## Required work
Within the records that follow, restate exactly the lines from the line with "picture with matplotlib." down to the line with "plt.rcParams['font.family'] = ['Roboto', 'DejaVu", including both. Omit the pictures.

----------

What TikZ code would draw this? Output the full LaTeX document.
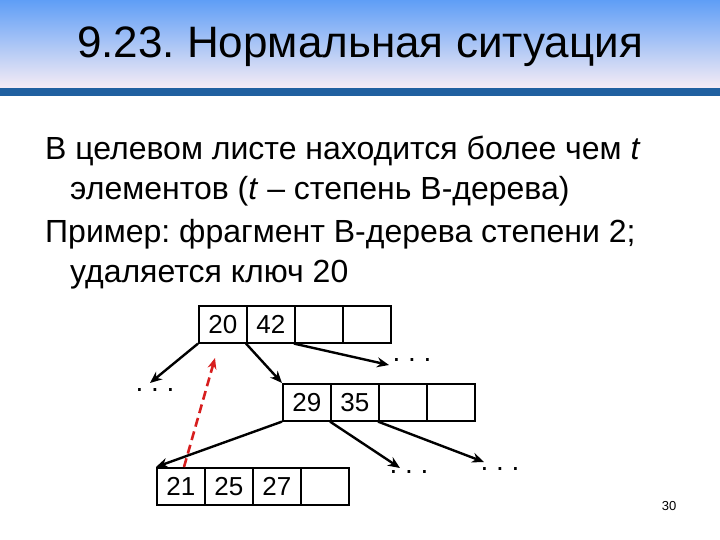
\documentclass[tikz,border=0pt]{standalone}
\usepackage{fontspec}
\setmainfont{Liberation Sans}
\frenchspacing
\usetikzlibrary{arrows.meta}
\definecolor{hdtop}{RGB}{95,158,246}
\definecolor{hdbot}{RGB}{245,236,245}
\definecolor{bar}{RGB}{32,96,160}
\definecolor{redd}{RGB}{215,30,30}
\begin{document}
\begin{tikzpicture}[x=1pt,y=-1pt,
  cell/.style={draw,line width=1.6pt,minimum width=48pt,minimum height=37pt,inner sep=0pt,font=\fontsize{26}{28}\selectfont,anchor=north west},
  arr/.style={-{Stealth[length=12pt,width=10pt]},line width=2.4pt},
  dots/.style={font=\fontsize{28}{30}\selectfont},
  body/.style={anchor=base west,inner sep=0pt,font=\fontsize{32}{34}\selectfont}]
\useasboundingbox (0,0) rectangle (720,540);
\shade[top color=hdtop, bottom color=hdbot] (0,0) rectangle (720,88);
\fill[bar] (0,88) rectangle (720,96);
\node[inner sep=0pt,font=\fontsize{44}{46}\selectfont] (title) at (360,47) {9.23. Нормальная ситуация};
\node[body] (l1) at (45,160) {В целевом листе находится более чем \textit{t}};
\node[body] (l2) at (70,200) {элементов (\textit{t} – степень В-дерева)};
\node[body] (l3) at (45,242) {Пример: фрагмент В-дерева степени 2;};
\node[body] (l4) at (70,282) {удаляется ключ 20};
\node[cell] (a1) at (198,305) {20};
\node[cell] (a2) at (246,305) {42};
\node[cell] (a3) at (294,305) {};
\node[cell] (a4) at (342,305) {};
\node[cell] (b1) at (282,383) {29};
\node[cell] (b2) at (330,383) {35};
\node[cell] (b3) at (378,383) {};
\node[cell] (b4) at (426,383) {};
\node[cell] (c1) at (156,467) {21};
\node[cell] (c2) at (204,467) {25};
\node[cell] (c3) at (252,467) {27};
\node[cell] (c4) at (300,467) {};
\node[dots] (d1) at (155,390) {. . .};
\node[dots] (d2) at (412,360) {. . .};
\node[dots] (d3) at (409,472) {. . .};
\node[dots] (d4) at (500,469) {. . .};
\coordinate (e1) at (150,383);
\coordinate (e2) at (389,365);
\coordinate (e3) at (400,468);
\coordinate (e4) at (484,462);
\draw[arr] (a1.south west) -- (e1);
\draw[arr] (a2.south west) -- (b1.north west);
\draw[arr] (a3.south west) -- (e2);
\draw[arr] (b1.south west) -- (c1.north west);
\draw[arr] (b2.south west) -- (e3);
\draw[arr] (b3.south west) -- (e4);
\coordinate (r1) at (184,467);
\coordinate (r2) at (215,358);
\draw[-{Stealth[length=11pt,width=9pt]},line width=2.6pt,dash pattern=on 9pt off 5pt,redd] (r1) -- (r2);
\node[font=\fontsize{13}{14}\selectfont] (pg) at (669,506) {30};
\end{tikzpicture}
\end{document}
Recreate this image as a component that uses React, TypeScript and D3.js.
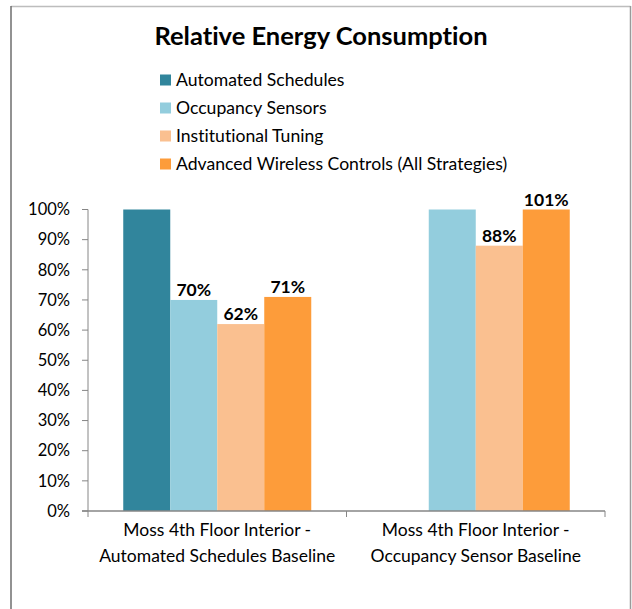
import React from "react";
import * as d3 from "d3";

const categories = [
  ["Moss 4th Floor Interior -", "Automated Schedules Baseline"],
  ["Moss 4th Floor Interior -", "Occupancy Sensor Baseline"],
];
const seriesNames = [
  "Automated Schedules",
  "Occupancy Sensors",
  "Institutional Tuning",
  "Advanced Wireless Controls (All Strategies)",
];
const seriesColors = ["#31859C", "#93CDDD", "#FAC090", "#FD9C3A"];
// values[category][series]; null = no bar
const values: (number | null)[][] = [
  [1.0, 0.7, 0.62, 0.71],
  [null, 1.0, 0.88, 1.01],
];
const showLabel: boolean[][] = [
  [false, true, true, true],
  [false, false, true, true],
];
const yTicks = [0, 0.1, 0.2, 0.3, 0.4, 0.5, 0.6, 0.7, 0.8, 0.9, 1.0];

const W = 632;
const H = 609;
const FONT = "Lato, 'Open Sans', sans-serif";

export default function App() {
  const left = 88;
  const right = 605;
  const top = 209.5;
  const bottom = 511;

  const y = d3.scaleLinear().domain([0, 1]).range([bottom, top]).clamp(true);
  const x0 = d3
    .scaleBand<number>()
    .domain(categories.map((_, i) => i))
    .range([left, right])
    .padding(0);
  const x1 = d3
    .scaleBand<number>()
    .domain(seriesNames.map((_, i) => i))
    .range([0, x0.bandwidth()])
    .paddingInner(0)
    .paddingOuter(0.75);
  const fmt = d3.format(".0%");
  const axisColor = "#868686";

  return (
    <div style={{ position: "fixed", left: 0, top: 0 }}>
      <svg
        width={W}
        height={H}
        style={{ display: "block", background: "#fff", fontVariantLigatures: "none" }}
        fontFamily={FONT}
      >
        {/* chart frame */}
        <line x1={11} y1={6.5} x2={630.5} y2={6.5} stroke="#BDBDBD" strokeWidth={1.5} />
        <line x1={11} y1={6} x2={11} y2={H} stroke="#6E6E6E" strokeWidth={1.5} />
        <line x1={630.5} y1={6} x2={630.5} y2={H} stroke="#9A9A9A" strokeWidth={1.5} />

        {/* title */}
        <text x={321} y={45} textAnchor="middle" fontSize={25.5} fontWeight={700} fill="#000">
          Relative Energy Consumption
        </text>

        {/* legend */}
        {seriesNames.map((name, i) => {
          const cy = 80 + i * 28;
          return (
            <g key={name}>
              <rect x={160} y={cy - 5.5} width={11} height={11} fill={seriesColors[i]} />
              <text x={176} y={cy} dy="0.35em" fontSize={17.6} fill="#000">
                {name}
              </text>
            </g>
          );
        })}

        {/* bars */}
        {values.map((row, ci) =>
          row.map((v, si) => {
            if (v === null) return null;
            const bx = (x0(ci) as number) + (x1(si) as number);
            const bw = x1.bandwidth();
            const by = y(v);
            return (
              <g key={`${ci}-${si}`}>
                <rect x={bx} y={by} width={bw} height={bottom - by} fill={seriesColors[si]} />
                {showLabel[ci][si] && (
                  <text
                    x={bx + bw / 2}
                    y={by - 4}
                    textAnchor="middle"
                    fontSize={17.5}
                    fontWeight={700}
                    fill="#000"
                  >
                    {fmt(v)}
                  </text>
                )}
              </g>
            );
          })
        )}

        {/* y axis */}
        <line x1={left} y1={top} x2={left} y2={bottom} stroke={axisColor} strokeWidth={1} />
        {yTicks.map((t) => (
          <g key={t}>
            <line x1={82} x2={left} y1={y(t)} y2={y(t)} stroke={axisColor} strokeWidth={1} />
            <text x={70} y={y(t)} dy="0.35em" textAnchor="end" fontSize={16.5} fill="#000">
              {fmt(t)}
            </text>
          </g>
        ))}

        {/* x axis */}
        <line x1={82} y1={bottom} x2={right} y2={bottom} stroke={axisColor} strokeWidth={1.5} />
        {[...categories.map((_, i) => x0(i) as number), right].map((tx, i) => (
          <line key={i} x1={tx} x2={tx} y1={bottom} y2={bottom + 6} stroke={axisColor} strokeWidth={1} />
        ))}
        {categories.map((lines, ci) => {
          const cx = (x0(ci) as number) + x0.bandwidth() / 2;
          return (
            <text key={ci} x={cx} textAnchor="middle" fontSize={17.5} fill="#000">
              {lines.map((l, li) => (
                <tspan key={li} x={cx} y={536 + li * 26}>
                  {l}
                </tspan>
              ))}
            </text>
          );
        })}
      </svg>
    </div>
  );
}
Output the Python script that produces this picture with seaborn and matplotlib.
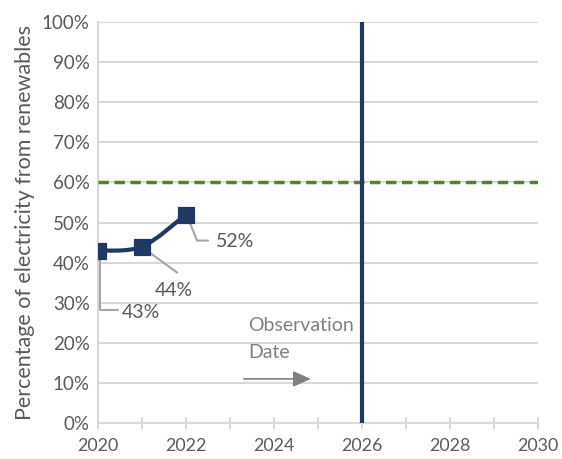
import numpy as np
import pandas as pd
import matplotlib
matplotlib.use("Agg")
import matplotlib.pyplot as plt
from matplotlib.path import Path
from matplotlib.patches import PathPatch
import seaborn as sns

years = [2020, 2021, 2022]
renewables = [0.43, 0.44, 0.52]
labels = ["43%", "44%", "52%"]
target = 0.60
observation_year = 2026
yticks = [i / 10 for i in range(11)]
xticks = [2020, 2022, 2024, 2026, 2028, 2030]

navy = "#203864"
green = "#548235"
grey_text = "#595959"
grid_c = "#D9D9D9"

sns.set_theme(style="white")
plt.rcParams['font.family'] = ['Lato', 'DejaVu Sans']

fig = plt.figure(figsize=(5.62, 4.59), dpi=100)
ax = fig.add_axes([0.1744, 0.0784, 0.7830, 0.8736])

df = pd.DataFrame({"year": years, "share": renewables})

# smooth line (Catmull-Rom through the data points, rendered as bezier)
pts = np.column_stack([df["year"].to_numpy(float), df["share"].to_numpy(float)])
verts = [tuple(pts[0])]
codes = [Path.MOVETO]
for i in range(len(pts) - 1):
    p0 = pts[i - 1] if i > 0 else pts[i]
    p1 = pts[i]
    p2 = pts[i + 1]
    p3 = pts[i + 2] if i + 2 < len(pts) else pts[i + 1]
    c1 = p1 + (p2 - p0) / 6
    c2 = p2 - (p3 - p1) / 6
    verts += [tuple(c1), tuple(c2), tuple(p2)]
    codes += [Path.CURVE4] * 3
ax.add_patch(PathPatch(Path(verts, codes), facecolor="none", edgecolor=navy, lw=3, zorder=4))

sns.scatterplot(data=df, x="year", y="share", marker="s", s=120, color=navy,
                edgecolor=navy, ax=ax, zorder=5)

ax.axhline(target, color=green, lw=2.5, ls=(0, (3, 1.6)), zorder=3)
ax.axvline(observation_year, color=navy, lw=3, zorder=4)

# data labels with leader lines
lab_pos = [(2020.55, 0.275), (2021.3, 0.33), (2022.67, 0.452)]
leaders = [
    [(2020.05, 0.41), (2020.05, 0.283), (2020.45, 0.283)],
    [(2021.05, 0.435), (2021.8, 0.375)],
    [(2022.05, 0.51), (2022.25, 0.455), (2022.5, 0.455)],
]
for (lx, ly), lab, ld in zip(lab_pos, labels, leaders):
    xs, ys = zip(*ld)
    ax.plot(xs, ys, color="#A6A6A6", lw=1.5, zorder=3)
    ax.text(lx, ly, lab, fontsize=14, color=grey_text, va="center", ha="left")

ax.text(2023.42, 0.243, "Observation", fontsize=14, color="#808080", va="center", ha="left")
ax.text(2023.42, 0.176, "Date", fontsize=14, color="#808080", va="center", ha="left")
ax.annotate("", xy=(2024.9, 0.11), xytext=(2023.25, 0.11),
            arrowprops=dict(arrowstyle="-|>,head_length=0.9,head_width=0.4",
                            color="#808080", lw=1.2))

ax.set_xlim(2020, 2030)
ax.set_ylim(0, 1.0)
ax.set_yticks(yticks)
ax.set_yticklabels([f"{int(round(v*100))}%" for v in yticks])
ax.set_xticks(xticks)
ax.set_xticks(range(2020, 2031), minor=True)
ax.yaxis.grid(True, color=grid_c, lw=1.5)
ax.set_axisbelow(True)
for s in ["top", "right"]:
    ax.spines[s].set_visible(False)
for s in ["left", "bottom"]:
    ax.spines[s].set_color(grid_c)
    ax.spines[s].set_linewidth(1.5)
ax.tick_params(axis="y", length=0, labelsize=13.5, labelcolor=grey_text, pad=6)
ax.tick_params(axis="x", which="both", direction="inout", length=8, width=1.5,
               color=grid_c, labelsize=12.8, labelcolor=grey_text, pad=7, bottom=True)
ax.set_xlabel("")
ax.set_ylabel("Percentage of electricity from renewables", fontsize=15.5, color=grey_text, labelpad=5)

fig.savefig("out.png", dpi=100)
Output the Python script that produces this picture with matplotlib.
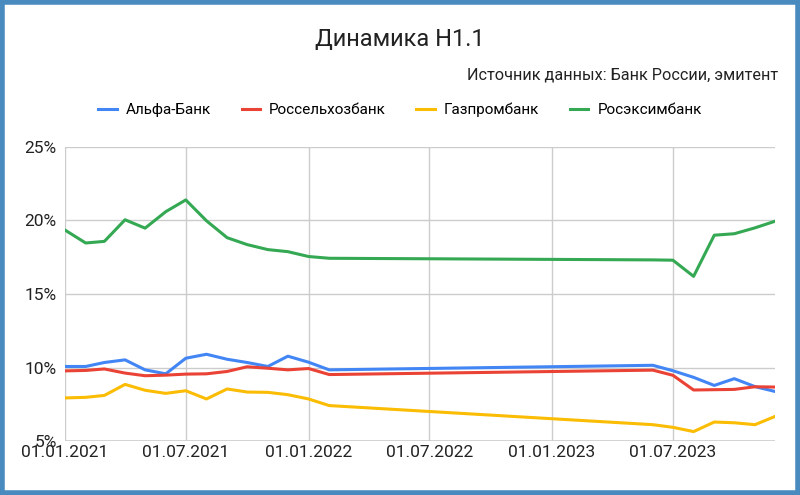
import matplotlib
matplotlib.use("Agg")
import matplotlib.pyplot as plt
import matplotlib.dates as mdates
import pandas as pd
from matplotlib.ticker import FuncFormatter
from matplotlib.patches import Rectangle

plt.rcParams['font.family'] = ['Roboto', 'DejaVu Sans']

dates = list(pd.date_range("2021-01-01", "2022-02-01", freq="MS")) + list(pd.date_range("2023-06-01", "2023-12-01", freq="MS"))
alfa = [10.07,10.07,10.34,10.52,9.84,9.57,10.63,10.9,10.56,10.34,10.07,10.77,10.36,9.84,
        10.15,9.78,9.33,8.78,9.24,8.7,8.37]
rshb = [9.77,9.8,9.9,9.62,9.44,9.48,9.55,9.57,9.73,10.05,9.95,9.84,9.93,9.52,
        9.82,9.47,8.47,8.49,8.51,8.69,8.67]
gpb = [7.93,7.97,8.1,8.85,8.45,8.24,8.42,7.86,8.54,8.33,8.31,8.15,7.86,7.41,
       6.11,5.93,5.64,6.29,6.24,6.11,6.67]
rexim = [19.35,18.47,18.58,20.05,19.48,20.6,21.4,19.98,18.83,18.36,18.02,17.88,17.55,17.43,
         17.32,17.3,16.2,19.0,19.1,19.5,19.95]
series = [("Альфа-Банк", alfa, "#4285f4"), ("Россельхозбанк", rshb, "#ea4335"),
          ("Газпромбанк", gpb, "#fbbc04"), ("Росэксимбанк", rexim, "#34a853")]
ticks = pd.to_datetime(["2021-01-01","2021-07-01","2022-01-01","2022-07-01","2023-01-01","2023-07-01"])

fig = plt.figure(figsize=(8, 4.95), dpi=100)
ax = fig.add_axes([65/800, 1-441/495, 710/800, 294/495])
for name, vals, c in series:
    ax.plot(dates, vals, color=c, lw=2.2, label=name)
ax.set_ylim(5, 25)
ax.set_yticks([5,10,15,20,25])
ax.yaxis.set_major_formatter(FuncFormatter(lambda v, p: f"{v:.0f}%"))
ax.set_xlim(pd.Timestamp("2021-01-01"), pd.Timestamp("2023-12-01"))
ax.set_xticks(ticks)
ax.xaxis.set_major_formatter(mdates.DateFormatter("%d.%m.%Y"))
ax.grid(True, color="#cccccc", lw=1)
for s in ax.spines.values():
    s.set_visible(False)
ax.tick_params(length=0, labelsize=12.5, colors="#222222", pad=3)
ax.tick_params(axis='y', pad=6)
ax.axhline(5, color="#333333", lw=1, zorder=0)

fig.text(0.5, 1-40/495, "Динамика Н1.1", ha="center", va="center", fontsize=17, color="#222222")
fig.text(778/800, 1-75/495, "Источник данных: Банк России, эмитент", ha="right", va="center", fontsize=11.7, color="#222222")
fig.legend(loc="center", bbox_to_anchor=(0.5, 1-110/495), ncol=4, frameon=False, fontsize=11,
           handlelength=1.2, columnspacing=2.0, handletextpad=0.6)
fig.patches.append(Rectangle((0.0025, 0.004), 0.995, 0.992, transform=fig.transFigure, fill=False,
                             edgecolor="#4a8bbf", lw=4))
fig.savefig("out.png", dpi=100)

----------

## Result of the task
Output the Python script that produces this picture with matplotlib.
import matplotlib
matplotlib.use("Agg")
import matplotlib.pyplot as plt
import matplotlib.dates as mdates
import pandas as pd
from matplotlib.ticker import FuncFormatter
from matplotlib.patches import Rectangle

plt.rcParams['font.family'] = ['Roboto', 'DejaVu Sans']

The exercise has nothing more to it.